In turn, both Aemon and Lyanna found (or likely found, in Aemon’s case) in the outcomes of their tourneys reversals of their chosen disguises. Aemon might have symbolically wept to see Naerys so insulted by their brother, but in emerging victorious in the tilt, Aemon perhaps restored a smile to Naerys’ face. In being presented with the crown of the queen of love and beauty, Naerys had been publicly acknowledged as the fairest woman in the land (at least in the context of the tourney). Too, that it was a mystery knight who presented her this honor (supposing Aemon was still disguised when he did so) may have only underlined the triumph in Naerys’ mind; to all onlookers, this was not a brother playing favorites against their loathed eldest sibling, but a true representation of knighthood defending the position of the queen. Aegon IV would not cease his attempts to humiliate and undermine his wife after this event, but in at least this instance, the queen and not the king’s mistress (or the king himself) would have the last laugh, thanks (with no small sense of irony) to the Knight of Tears.

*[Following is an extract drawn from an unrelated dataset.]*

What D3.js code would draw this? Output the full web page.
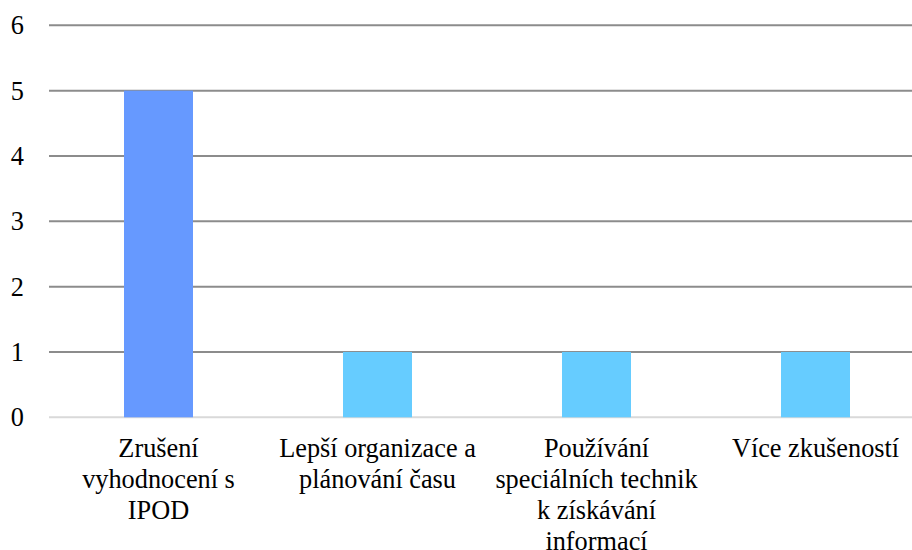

By contrast, while Lyanna had chosen a laughing device for her tourney stunt, the end of the tourney of Harrenhal was “the moment when all the smiles died”. If Lyanna had succeeding in (literally) beating honor into the knights whose squires had so abused Howland Reed, she then found herself on the opposite side of the knightly dynamic, the unexpected recipient of the crown of the queen of love and beauty at the hands of Rhaegar Targaryen. Where his great-great-great-great-great-granduncle had refuted an attempt to honor the king’s mistress and instead acknowledged the queen as the rightful queen of love and beauty, Rhaegar likely seemed, to the attendees of Harrenhal, to do precisely the opposite - grossly publicly insulting his own present wife (and the future queen) for the sake of a would-be mistress. Not for Lyanna the power or desire of a Prince Aemon, to follow through on crowning a queen of love and beauty, and so not for Lyanna the ultimately happy outcome promised by her weirwood’s laughing face; hers would be that “sadder story” alluded to by Meera Reed, one more full of tears than Aemon’s tourney victory.